Following up on the post from VDH's essay, this exchange between David Letterman and Bill O'Reilly a couple of weeks ago sums up the growing feelings of many Americans attitude toward Iraq.

O'Reilly: But they (the public) don't want to hear about the bad world that we live in. It's an evil world that we live in. Let me ask you something. And this is a serious question. Do you want the United Sates to win in Iraq?
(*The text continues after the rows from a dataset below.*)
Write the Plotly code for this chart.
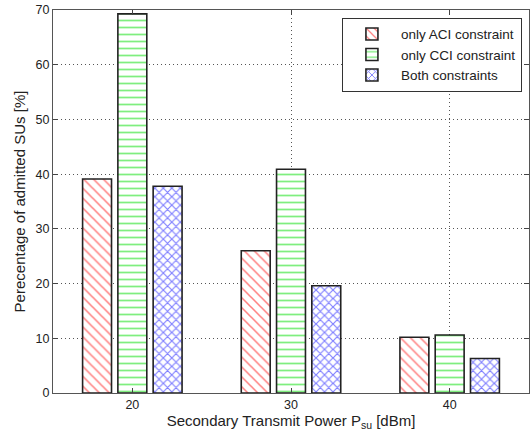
import plotly.graph_objects as go

power_dbm = [20, 30, 40]
aci_only = [39.1, 26.0, 10.2]
cci_only = [69.3, 40.9, 10.6]
both = [37.8, 19.6, 6.3]
series_names = ["only ACI constraint", "only CCI constraint", "Both constraints"]

fig = go.Figure()
specs = [
    (aci_only, "\\", "#ff0000", 7, 0.22),
    (cci_only, "-", "#00dd00", 7, 0.25),
    (both, "x", "#0000ff", 6, 0.35),
]
for name, (vals, shape, col, size, sol) in zip(series_names, specs):
    fig.add_trace(go.Bar(
        x=power_dbm, y=vals, name=name,
        marker=dict(color="white",
                    pattern=dict(shape=shape, fgcolor=col, bgcolor="white", size=size, solidity=sol),
                    line=dict(color="#222222", width=1.6)),
    ))

font = dict(family="Liberation Sans, Arial, sans-serif", size=12.5, color="#222222")
fig.update_layout(
    width=530, height=434,
    margin=dict(l=53, r=1, t=10, b=41, autoexpand=False),
    paper_bgcolor="white", plot_bgcolor="white",
    barmode="group", bargap=0.333, bargroupgap=0.18,
    font=font,
    showlegend=True,
    legend=dict(x=0.607, y=0.98, xanchor="left", yanchor="top",
                bordercolor="#333333", borderwidth=1, bgcolor="white",
                font=dict(family=font["family"], size=13.5, color="#222222"),
                tracegroupgap=0, itemwidth=48),
    xaxis=dict(range=[15, 45], tickvals=[20, 30, 40], ticks="inside", ticklen=5,
               showline=True, linecolor="#555555", mirror="ticks", linewidth=1,
               showgrid=True, gridcolor="#555555", griddash="1px,3px", gridwidth=1,
               zeroline=False, automargin=False,
               title=dict(text="Secondary Transmit Power P<sub>su</sub> [dBm]", standoff=4)),
    yaxis=dict(range=[0, 70], tickvals=list(range(0, 71, 10)), ticks="inside", ticklen=5,
               showline=True, linecolor="#555555", mirror="ticks", linewidth=1,
               showgrid=True, gridcolor="#555555", griddash="1px,3px", gridwidth=1,
               zeroline=False, automargin=False,
               title=dict(text="Perecentage of admitted SUs [%]", standoff=6)),
)
fig.write_html("out.html", config={"displayModeBar": False},
               post_script="document.body.style.margin='0';")
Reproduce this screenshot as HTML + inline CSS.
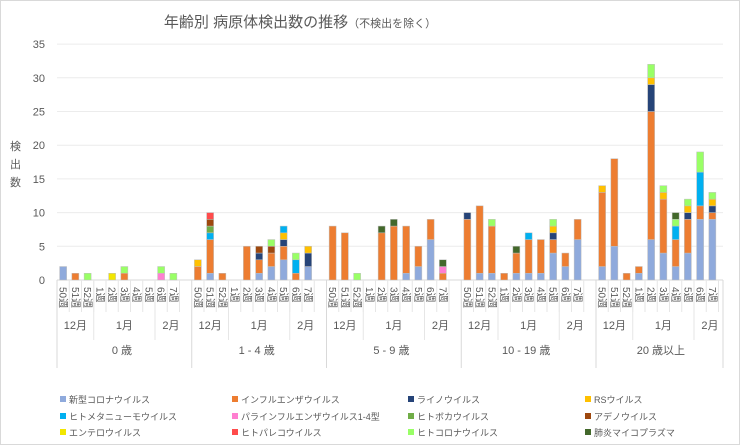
<!DOCTYPE html>
<html><head><meta charset="utf-8"><style>
body{margin:0;background:#fff;}
svg{display:block;font-family:"Liberation Sans","Noto Sans CJK JP",sans-serif;}
</style></head><body>
<svg id="c" width="740" height="445" viewBox="0 0 740 445" xmlns="http://www.w3.org/2000/svg">
<rect x="0.5" y="0.5" width="739" height="444" fill="#fff" stroke="#d9d9d9"/>
<text x="300" y="27" font-size="15" fill="#595959" text-anchor="middle">年齢別 病原体検出数の推移<tspan font-size="11">（不検出を除く）</tspan></text>
<text x="10" y="150" font-size="11" fill="#595959">検</text>
<text x="10" y="168" font-size="11" fill="#595959">出</text>
<text x="10" y="186" font-size="11" fill="#595959">数</text>
<g id="g"></g>
</svg>
<script>
const NS="http://www.w3.org/2000/svg",g=document.getElementById('g');
function el(t,a,txt){const e=document.createElementNS(NS,t);for(const k in a)e.setAttribute(k,a[k]);if(txt!=null)e.textContent=txt;g.appendChild(e);return e;}
const col=['#8faadc','#ed7d31','#264478','#ffc000','#00b0f0','#ff7fd0','#70ad47','#9e480e','#f2e600','#ff4b4b','#99ff66','#43682b'];
const names=['新型コロナウイルス','インフルエンザウイルス','ライノウイルス','RSウイルス','ヒトメタニューモウイルス','パラインフルエンザウイルス1-4型','ヒトボカウイルス','アデノウイルス','エンテロウイルス','ヒトパレコウイルス','ヒトコロナウイルス','肺炎マイコプラズマ'];
const y0=280,u=6.74,X0=57,S=12.25;
for(let i=0;i<=7;i++){const y=y0-i*5*u;if(i>0)el('line',{x1:57,x2:723,y1:y,y2:y,stroke:'#ececec'});el('text',{x:45,y:y+4,'font-size':11,fill:'#595959','text-anchor':'end'},String(i*5));}
el('line',{x1:57,x2:723,y1:y0,y2:y0,stroke:'#d9d9d9'});
// data: [index,count] pairs per bar
const D=[
[[[0,2]],[[1,1]],[[10,1]],[],[[8,1]],[[1,1],[10,1]],[],[],[[5,1],[10,1]],[[10,1]]],
[[[1,2],[3,1]],[[0,1],[1,5],[4,1],[6,1],[7,1],[9,1]],[[1,1]],[],[[1,5]],[[0,1],[1,2],[2,1],[7,1]],[[0,2],[1,2],[7,1],[10,1]],[[0,3],[1,2],[2,1],[3,1],[4,1]],[[1,1],[4,2],[10,1]],[[0,2],[2,2],[3,1]]],
[[[1,8]],[[1,7]],[[10,1]],[],[[1,7],[11,1]],[[1,8],[11,1]],[[0,1],[1,7]],[[0,2],[1,3]],[[0,6],[1,3]],[[1,1],[5,1],[11,1]]],
[[[1,9],[2,1]],[[0,1],[1,10]],[[0,1],[1,7],[10,1]],[[1,1]],[[0,1],[1,3],[11,1]],[[0,1],[1,5],[4,1]],[[0,1],[1,5]],[[0,4],[1,2],[2,1],[3,1],[10,1]],[[0,2],[1,2]],[[0,6],[1,3]]],
[[[0,2],[1,11],[3,1]],[[0,5],[1,13]],[[1,1]],[[0,1],[1,1]],[[0,6],[1,19],[2,4],[3,1],[10,2]],[[0,4],[1,8],[3,1],[10,1]],[[0,2],[1,4],[4,2],[10,1],[11,1]],[[0,4],[1,5],[2,1],[3,1],[10,1]],[[0,9],[1,2],[4,5],[10,3]],[[0,9],[1,1],[2,1],[3,1],[10,1]]]];
const wk=['50週','51週','52週','1週','2週','3週','4週','5週','6週','7週'];
const ages=['0 歳','1 - 4 歳','5 - 9 歳','10 - 19 歳','20 歳以上'];
for(let a=0;a<5;a++){
 const gx=X0+a*11*S;
 for(let w=0;w<10;w++){
  const cx=gx+(w+0.5)*S;let y=y0;
  for(const [k,n] of D[a][w]){const h=n*u;el('rect',{x:cx-3.5,y:y-h,width:7,height:h,fill:col[k],stroke:'#bfbfbf','stroke-width':0.5});y-=h;}
  el('text',{x:0,y:0,'font-size':10,fill:'#595959',transform:`translate(${cx-3.5},287) rotate(90)`},wk[w]);
  el('line',{x1:gx+(w+1)*S,x2:gx+(w+1)*S,y1:280,y2:312,stroke:'#e6e6e6'});
 }
 el('line',{x1:gx,x2:gx,y1:280,y2:368,stroke:'#d9d9d9'});
 el('line',{x1:gx+3*S,x2:gx+3*S,y1:280,y2:340,stroke:'#e6e6e6'});
 el('line',{x1:gx+8*S,x2:gx+8*S,y1:280,y2:340,stroke:'#e6e6e6'});
 el('text',{x:gx+1.5*S,y:329,'font-size':11,fill:'#595959','text-anchor':'middle'},'12月');
 el('text',{x:gx+5.5*S,y:329,'font-size':11,fill:'#595959','text-anchor':'middle'},'1月');
 el('text',{x:gx+9.3*S,y:329,'font-size':11,fill:'#595959','text-anchor':'middle'},'2月');
 el('text',{x:gx+5.3*S,y:354,'font-size':11,fill:'#595959','text-anchor':'middle'},ages[a]);
}
el('line',{x1:723,x2:723,y1:280,y2:368,stroke:'#d9d9d9'});
const lx=[60,232,408,585],ly=[402,419,435];
names.forEach((n,i)=>{const x=lx[i%4],y=ly[Math.floor(i/4)];el('rect',{x:x,y:y-6,width:6,height:6,fill:col[i]});el('text',{x:x+9,y:y+1,'font-size':9,fill:'#595959'},n);});
</script>
</body></html>
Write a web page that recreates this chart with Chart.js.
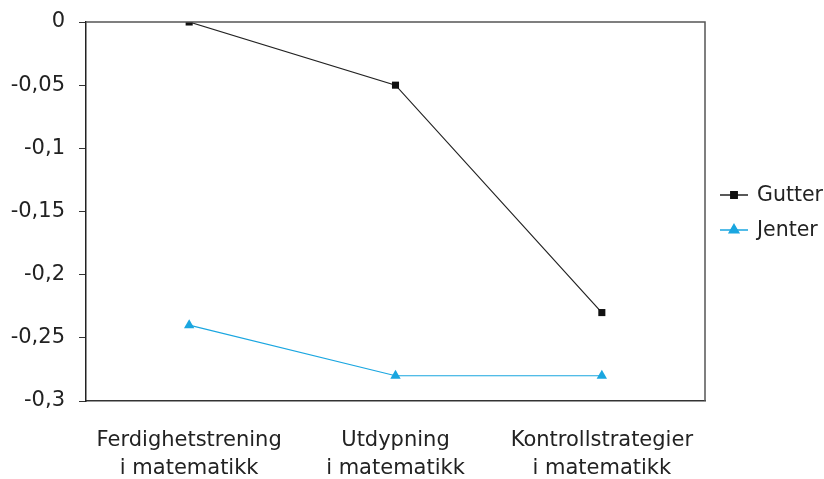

Letterman: Well, you know in the beginning, here is my position in the beginning and I, I think I - I sort of felt the way everybody did, we felt like we wanted to do something, because something terrible had been done to us. We did not understand exactly why, all we knew was something terrible, something heinous; something obscene had been done to us. So while it didn't necessarily make sense to go into Iraq as it did perhaps to go into Afghanistan, I like most everybody else felt like yes, we needed to do something. And as the weeks turned into months, years and one death became a dozen deaths and hundred deaths and a thousand deaths - then we began to realize you know what? Maybe we're causing more trouble over there than the whole effort has been worth....What I would like would be uh, for uh, uh Americans to stop dying. And for there to be stability in that part of the world. Now if that means an American victory, ok. But I'm not sure that you can have stability in that part of the world with or without an American presence now, uh, so I would do whatever it would take to stop Americans dying.

The good-hearted, but utterly naïve sentiment of "I would do whatever it would take to stop Americans dying" in Iraq, will continue to chip away at the public's resolve in the coming weeks and months. And absent a credible plan for victory in Iraq - which right now we do not have - the window for the U.S. to prevent a major loss in this battle of the much longer war is rapidly closing.